Septiembre, y también en octubre, siempre al albur de la visita de las necesarias aguas, son meses en los que se celebran muchas fiestas en los pueblos y ciudades de Jaén, y en toda España, pero en Andalucía las cosas son diferentes, no porque esta tierra lo sea, que también, sino porque -como explica Acquaroni- sentirse andaluz es una ‘cuestión endógena’ que rebasa todo localismo y que impulsa al andaluz hacia la universalidad desde la lujuria permanente por su tierra. Esa excitación de los sentidos, que carga de barroquismo sensual la Semana Santa y de festividad pagana las romerías, convierte en apoteosis de luz y de sonido las ferias, una institución originariamente comercial y castellana a la que los andaluces aportaron jolgorio y la alegría y el calor que, a lo largo de los años, ha transformado en fiesta llena de luz, color, diversión y frenesí el inicial y frío negocio agrícola y ganadero.

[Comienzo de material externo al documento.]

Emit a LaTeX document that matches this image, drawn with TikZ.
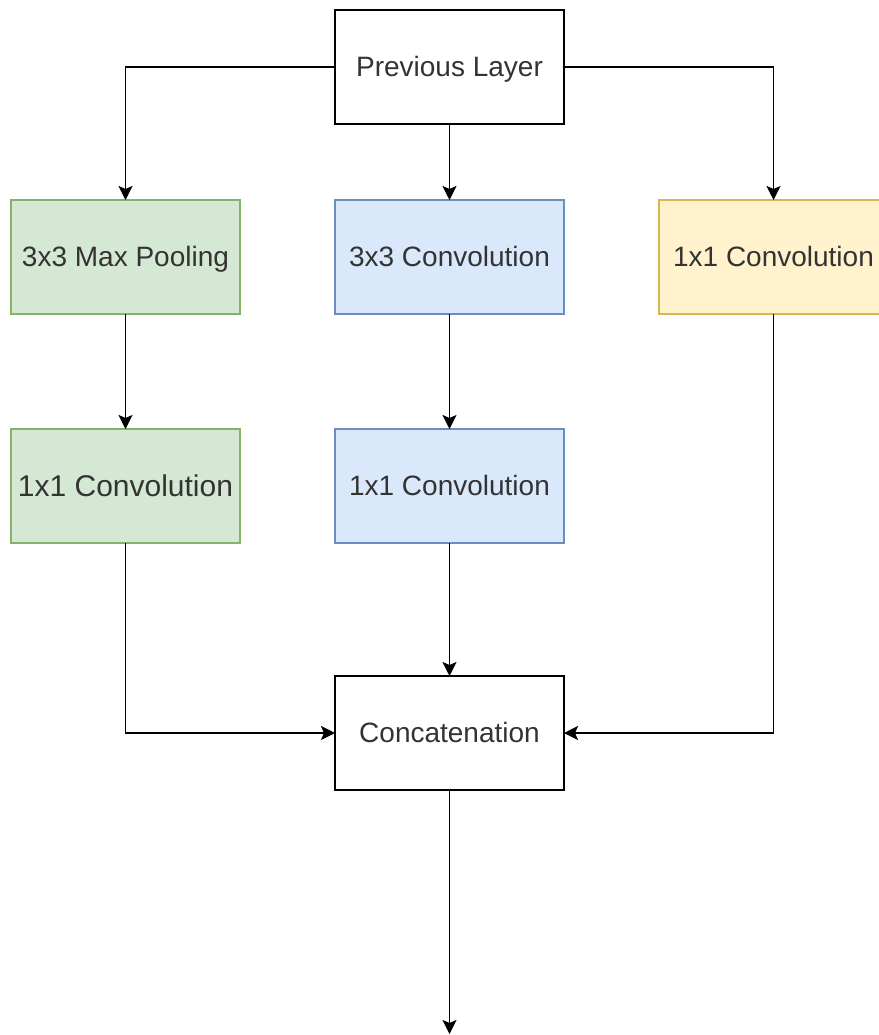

Y esto viene de antiguo, claro. Porque el espíritu festero debió trasladarse a las Américas: Potosí (en la actual Bolivia y ya sin la plata que nos enviaron a raudales) que hacia la mitad del siglo XVII era una de las ciudades más habitadas y ricas del mundo, en 1608, dicen las crónicas, festejó las fiestas del Santísimo Sacramento con seis días de comedias y seis noches de máscaras, ocho días de toros y tres de saraos, dos de torneos y otras fiestas. Ya lo quisiera para sí cualquier concejal de festejos de ayuntamientos que se gastan lo que no tienen en armar extensos y carísimos programas de ferias, que no tienen hartura ni medida, y olvidan aquello que Séneca le escribió a Lucilio: “¿Me pides cual es la medida de las riquezas? En primer lugar tener lo que es necesario; después, lo que es suficiente.”

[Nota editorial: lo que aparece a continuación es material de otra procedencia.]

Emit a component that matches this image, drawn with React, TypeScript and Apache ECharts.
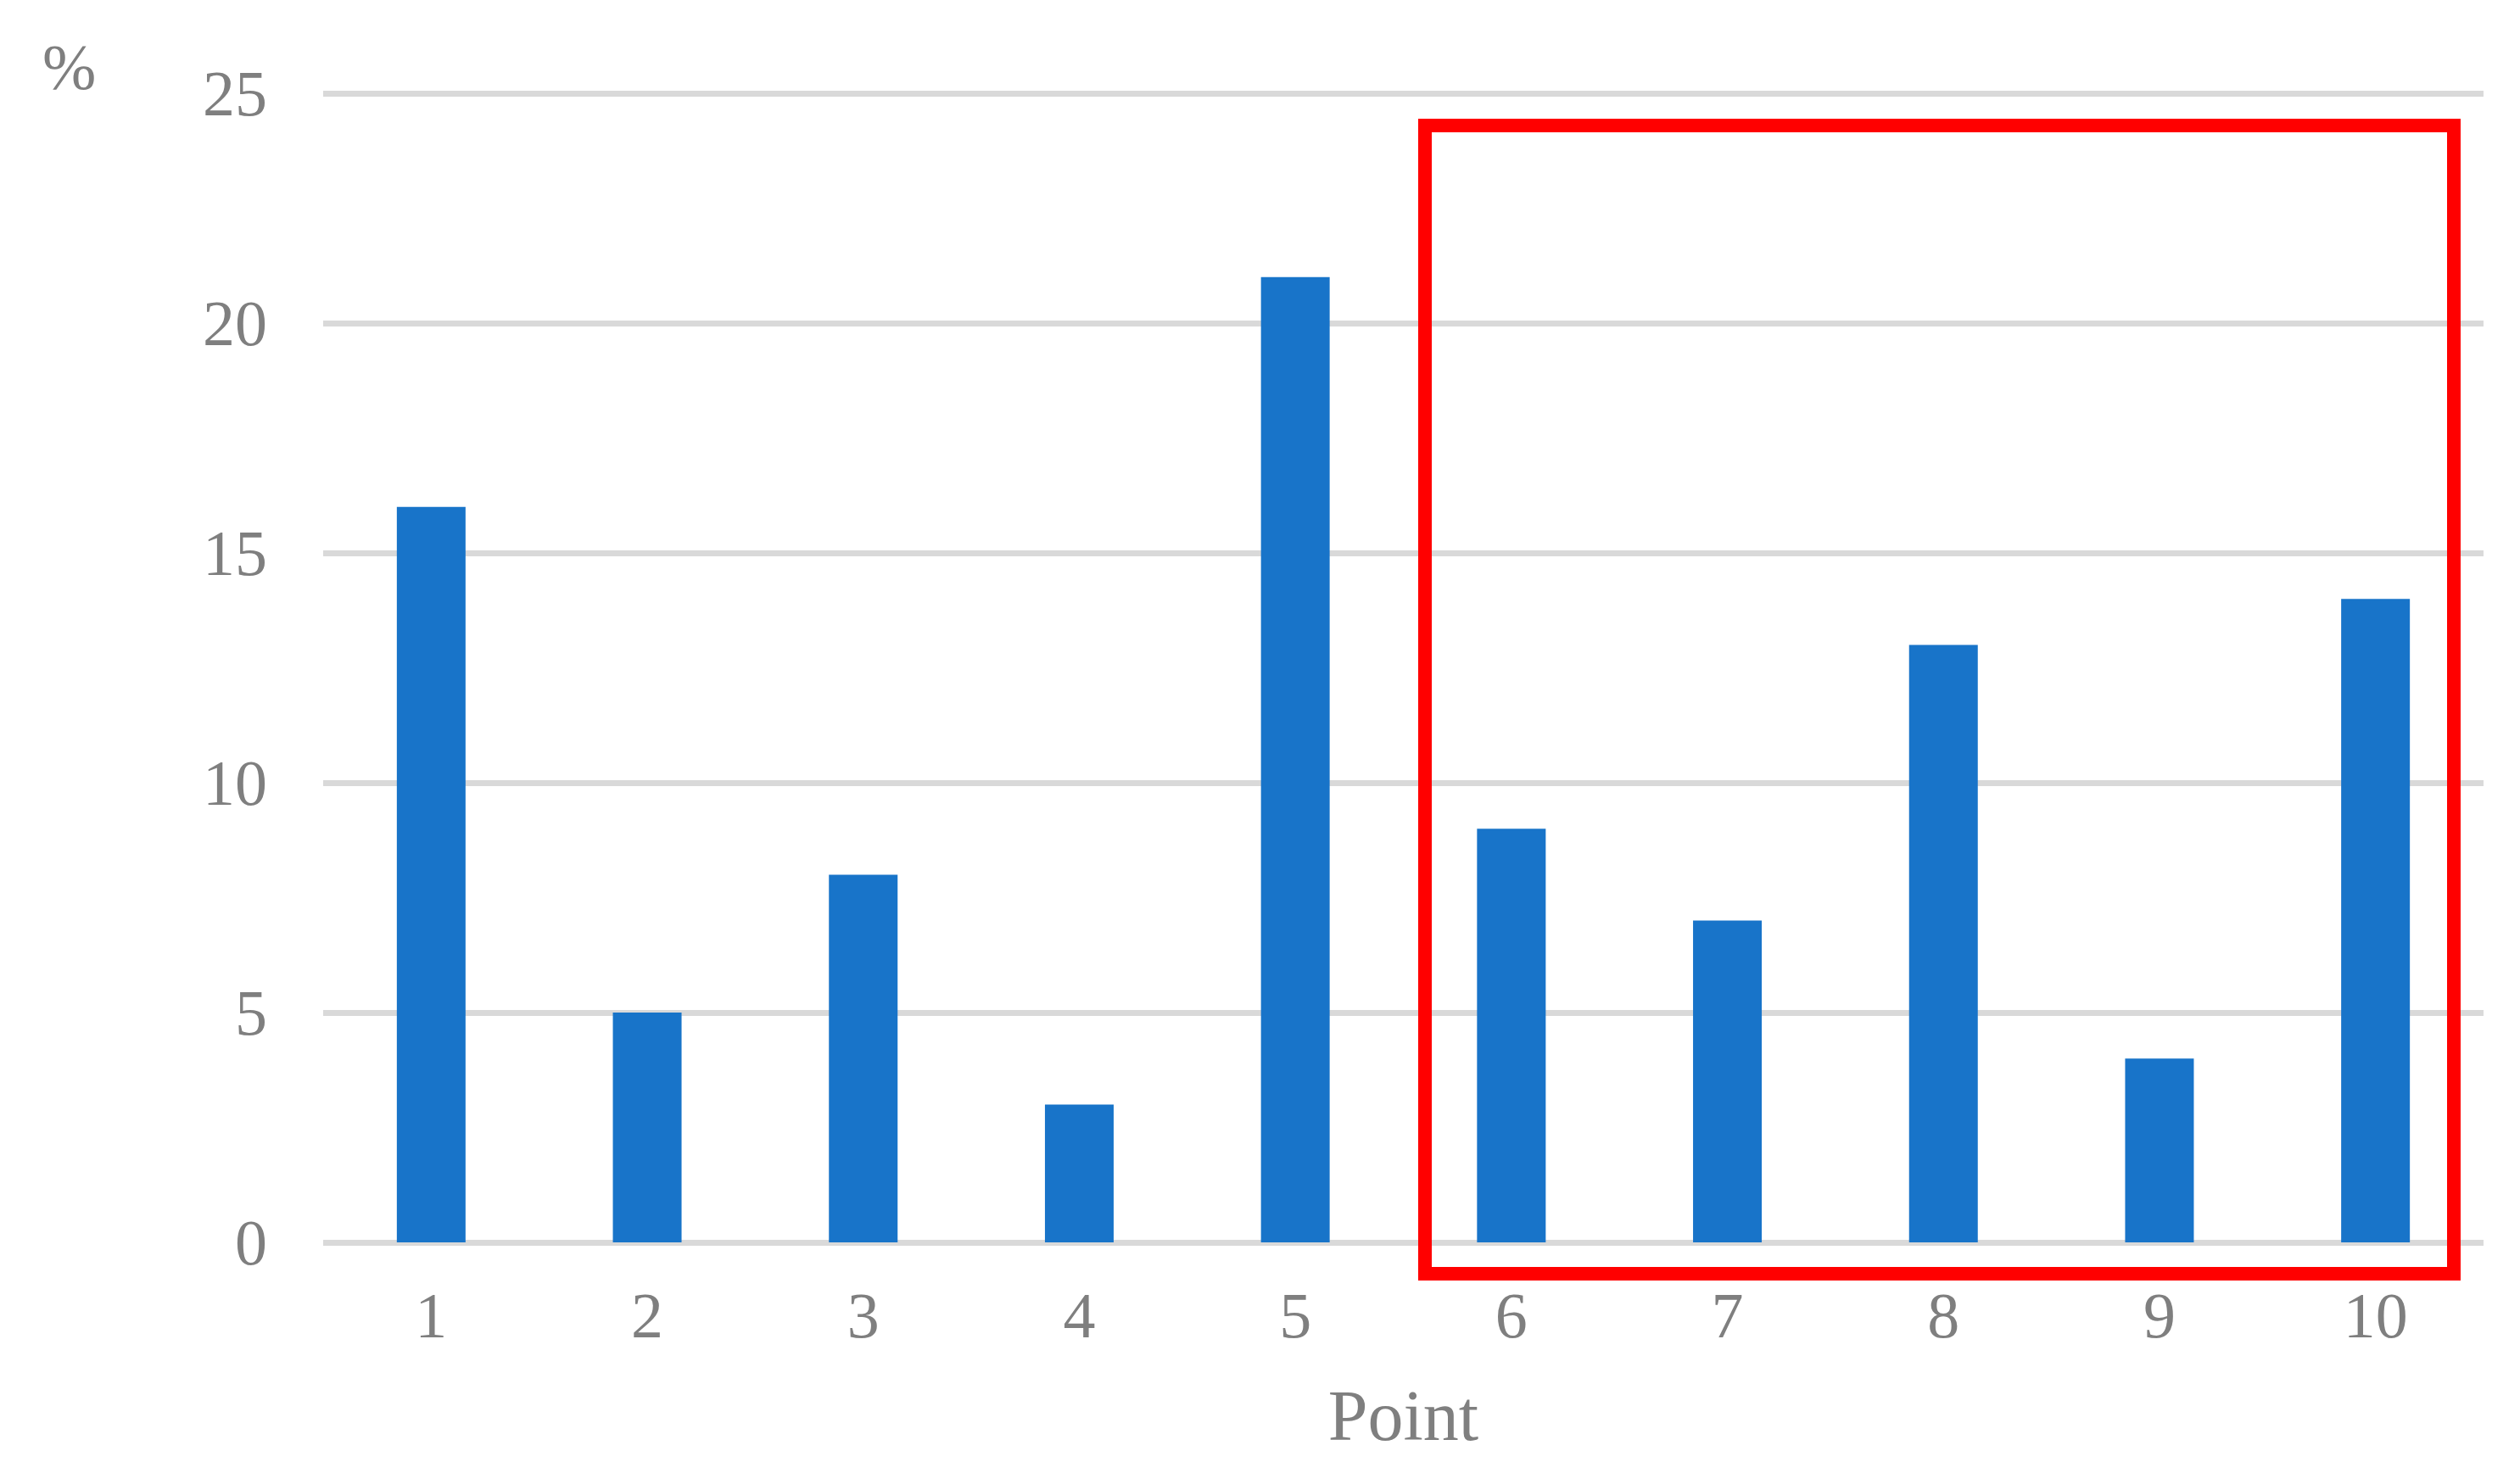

Escribo esto y recuerdo el pregón de la Feria y Fiestas de San Miguel que el pasado 24 de septiembre pronunció en su Úbeda natal el prestigioso catedrático de Filosofía de la Universidad Complutense, José Luis Villacañas. Un pregón lejos de alharacas y quejíos, un hermoso texto -lleno de gratitud- que homenajeaba a una generación, la de nuestros padres y madres, que hizo posible la transición de la que tanto hemos disfrutado. Seguramente la mejor representación de este hermoso país son esas clases bajas y medias que en pueblos y ciudades medianas, lejos de las grandes capitales, nos educaron en la cultura del esfuerzo, el trabajo y la decencia (siempre avalada por la tradición, como dice Villacañas), nos enseñaron a no odiar y fueron capaces de ayudar a construir un futuro democrático y en paz lleno de esperanza. A esas generaciones de nuestros mayores les debemos gratitud inmensa y devoción profunda.
Porque los que nos fuimos a estudiar fuera de nuestros pueblos y ciudades a los dieciséis años y volvemos a ellas cada cierto tiempo, también sabemos ahora lo que es amar a la tierra que nos vio nacer, queriéndola como solo se ama en la distancia. Y nuestro mayores, sin que nadie se lo dijera, sabían entonces, al separarse de nosotros, que sólo desde la educación, la cultura y el conocimiento los hombres y las mujeres nos hacemos más sabios, más libres y más demócratas y, por ende, más justos, mejores profesionales y ciudadanos cabales. Si somos honestos, no deberíamos olvidar nunca que, como escribió Platón, aprender es recordar.
En fin, volvamos a las ferias y fiestas, que es lo que toca, lejos de investiduras y de los insultos y descalificaciones en los que se entretienen nuestros políticos. A una edad provecta, hay que recordar lo que escribió Madame Curie: “Cuanto más se envejece, más se siente que gozar del presente es un don precioso, comparable a un estado de gracia.”· Que así sea.